Perhaps from a distance the scene at Calvary is not all that grotesque.  After all, there’s a kind of symmetry to the three crosses, stark along the ridge.   And the light, now dark, now stormy weather seems to cast a pall among us gathered there.  Are we really there at all?  We seem so far away from each other, from the Mary’s, and from Him!  I can’t get any closer.  I feel like everyone is a blur.  Up close, we come into sharp relief, and all the features become fine-tuned.  And we are not a pretty sight.

 

Only in movies do we have the luxury of looking at our world from a distance.  Good Friday demands that we see it and ourselves “up close”.  Rather than wallow in my own sinfulness, I confess I too am part of the crowd, but that I want to be part of Light.  O Lord, have mercy on me and mine this holy day.  Search our faces and our hearts.  Shine on us in the darkness.  Bring us to your one true Light, and call us home.  Amen.

 

“Good Friday is not a day of safe distances.

 

The darkness descends.  Taunts and jeers reach our ears when we dare to

identify with the Light of the World.

 

What part of ourselves is found in the shadow of the mob that streamed to?

Calvary?  What part of us creates nails in other forms that wound?

our brothers and sisters -- and our God?

 

Complicity, apathy, guilt oppress us and stifle our joy. Let us bring our

sins to God in genuine repentance and discover what God will do for us!

 

[from the "Call for Confession" in the 1998 Community

Ecumenical Good Friday Service of Worship, Summit, NJ.]

 

 

FROM A DISTANCE

 

       v(Written by Julie Gold, performed by Bette Midler)

 

    From a distance the world looks blue and green,

       and the snow-capped mountains white.

    From a distance the ocean meets the stream,

       and the eagle takes to flight.

    From a distant there is harmony, and it echoes through the land.

    It's the voice of hope; it's the voice of peace,

       It's the voice of every man.

 

    From a distance we all have enough and no one is in need.

    And there are no guns, no bombs, and no disease,

       No hungry mouths to feed.

    From a distance we are instruments, marching in a common path.
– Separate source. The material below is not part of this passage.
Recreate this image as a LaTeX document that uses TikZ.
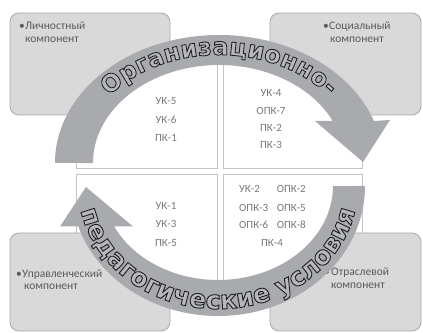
\documentclass[tikz,border=0pt]{standalone}
\usepackage{fontspec}
\setmainfont{Carlito}
\newfontfamily\bigfontB[FakeBold=3.5]{DejaVu Sans Bold}
\usetikzlibrary{decorations.text}
\definecolor{bandc}{RGB}{168,170,174}
\definecolor{boxfill}{RGB}{217,217,217}
\definecolor{boxline}{RGB}{170,170,170}
\definecolor{celline}{RGB}{196,196,196}
\definecolor{boxtext}{RGB}{90,90,90}
\definecolor{celltext}{RGB}{120,120,120}
\definecolor{letterfill}{RGB}{182,184,188}
\newcommand\strokedark{\special{pdf:literal direct 0.12 0.12 0.12 RG}}
\newcommand\bigsizeA{\fontsize{24}{30}\selectfont}
\newcommand\bigsizeB{\fontsize{25.5}{30}\selectfont}
\newcommand\drawcells{%
  \draw[cell] (76,163) rectangle (217,278);
  \draw[cell] (223,163) rectangle (362,278);
  \draw[cell] (76,42) rectangle (217,157);
  \draw[cell] (223,42) rectangle (362,157);}
\begin{document}
\begin{tikzpicture}[x=1pt,y=1pt,
  cornerbox/.style={fill=boxfill, draw=boxline, line width=0.8pt, rounded corners=9pt},
  cell/.style={fill=white, draw=celline, line width=1pt},
  boxlabel/.style={anchor=base west, inner sep=0pt, text=boxtext, font=\fontsize{11.5}{13}\selectfont},
  cellabel/.style={anchor=base, inner sep=0pt, text=celltext, font=\fontsize{11}{13}\selectfont},
  band/.style={fill=bandc}]
\useasboundingbox (0,0) rectangle (423,332);
\fill[white] (0,0) rectangle (423,332);
% central cells (first pass)
\drawcells
% corner boxes
\draw[cornerbox] (10,217) rectangle (170,319);
\draw[cornerbox] (270,217) rectangle (421,319);
\draw[cornerbox] (10,1) rectangle (170,99);
\draw[cornerbox] (270,1) rectangle (421,99);
% cells over boxes inside the ring
\begin{scope}
  \clip (219,169) ellipse[x radius=126, y radius=98] (218,146) ellipse[x radius=115, y radius=94];
  \drawcells
\end{scope}
% corner texts
\node[boxlabel] (b1) at (19,302) {•};
\node[boxlabel] (t1a) at (25,302) {Личностный};
\node[boxlabel] (t1b) at (25,289) {компонент};
\node[boxlabel] (b2) at (323,302) {•};
\node[boxlabel] (t2a) at (329,302) {Социальный};
\node[boxlabel] (t2b) at (330,289) {компонент};
\node[boxlabel] (b3) at (16,54) {•};
\node[boxlabel] (t3a) at (22,54) {Управленческий};
\node[boxlabel] (t3b) at (24,42) {компонент};
\node[boxlabel] (b4) at (324,56) {•};
\node[boxlabel] (t4a) at (331,56) {Отраслевой};
\node[boxlabel] (t4b) at (331,43) {компонент};
% cell texts
\node[cellabel] (c1a) at (166,227) {УК-5};
\node[cellabel] (c1b) at (166,208.5) {УК-6};
\node[cellabel] (c1c) at (166,190) {ПК-1};
\node[cellabel] (c2a) at (271,235) {УК-4};
\node[cellabel] (c2b) at (271,217) {ОПК-7};
\node[cellabel] (c2c) at (271,200) {ПК-2};
\node[cellabel] (c2d) at (271,183) {ПК-3};
\node[cellabel] (c3a) at (166,122) {УК-1};
\node[cellabel] (c3b) at (166,104) {УК-3};
\node[cellabel] (c3c) at (166,85) {ПК-5};
\node[cellabel, anchor=base west] (c4a) at (239,139) {УК-2};
\node[cellabel, anchor=base east] (c4b) at (306,139) {ОПК-2};
\node[cellabel, anchor=base west] (c4c) at (239,120) {ОПК-3};
\node[cellabel, anchor=base east] (c4d) at (306,120) {ОПК-5};
\node[cellabel, anchor=base west] (c4e) at (239,103) {ОПК-6};
\node[cellabel, anchor=base east] (c4f) at (306,103) {ОПК-8};
\node[cellabel] (c4g) at (272,85) {ПК-4};
% top circular arrow
\fill[band] (55,169) arc[start angle=180, end angle=19.16, x radius=164, y radius=128]
  -- (390,212) -- (363,170) -- (315,211) -- (332.8,211)
  arc[start angle=25.38, end angle=180, x radius=126, y radius=98] -- cycle;
% bottom circular arrow
\fill[band] (365,146) arc[start angle=0, end angle=-161.85, x radius=147, y radius=130]
  -- (60,105.5) -- (86,145) -- (133,105.5) -- (114.2,105.5)
  arc[start angle=-154.48, end angle=0, x radius=115, y radius=94] -- cycle;
% curved texts (outlined letters)
\coordinate (ta) at (81.1,187.8);
\coordinate (tb) at (78.5,135.3);
\path[decorate, decoration={text along path, text align=center,
  text={|\bigfontB\bigsizeA\color{letterfill}\strokedark|Организационно-}}]
  (ta) arc[start angle=170, end angle=10, x radius=140, y radius=108];
\path[decorate, decoration={text along path, text align=center,
  text={|\bigfontB\bigsizeB\color{letterfill}\strokedark|педагогические условия}}]
  (tb) arc[start angle=185, end angle=355, x radius=140, y radius=123];
\end{tikzpicture}
\end{document}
    Playing songs of hope, playing songs of peace,

       They're songs of every man.

 

    God is watching us, God is watching us,

       God is watching us from a distance.

    From a distance you look like my friend even though we are at war.

    From a distance I just cannot comprehend what all this fighting is for.

    From a distance there is harmony, and it echoes through the land.

    It's the hope of hopes; it's the love of loves,

       It's the heart of every man.

    It's the hope of hopes; it's the love of loves,

       This is the song of every man.

 

    And God is watching us, God is watching us,

      God is watching us from a distance.

    Oh, God is watching us, God is watching,

      God is watching us from a distance.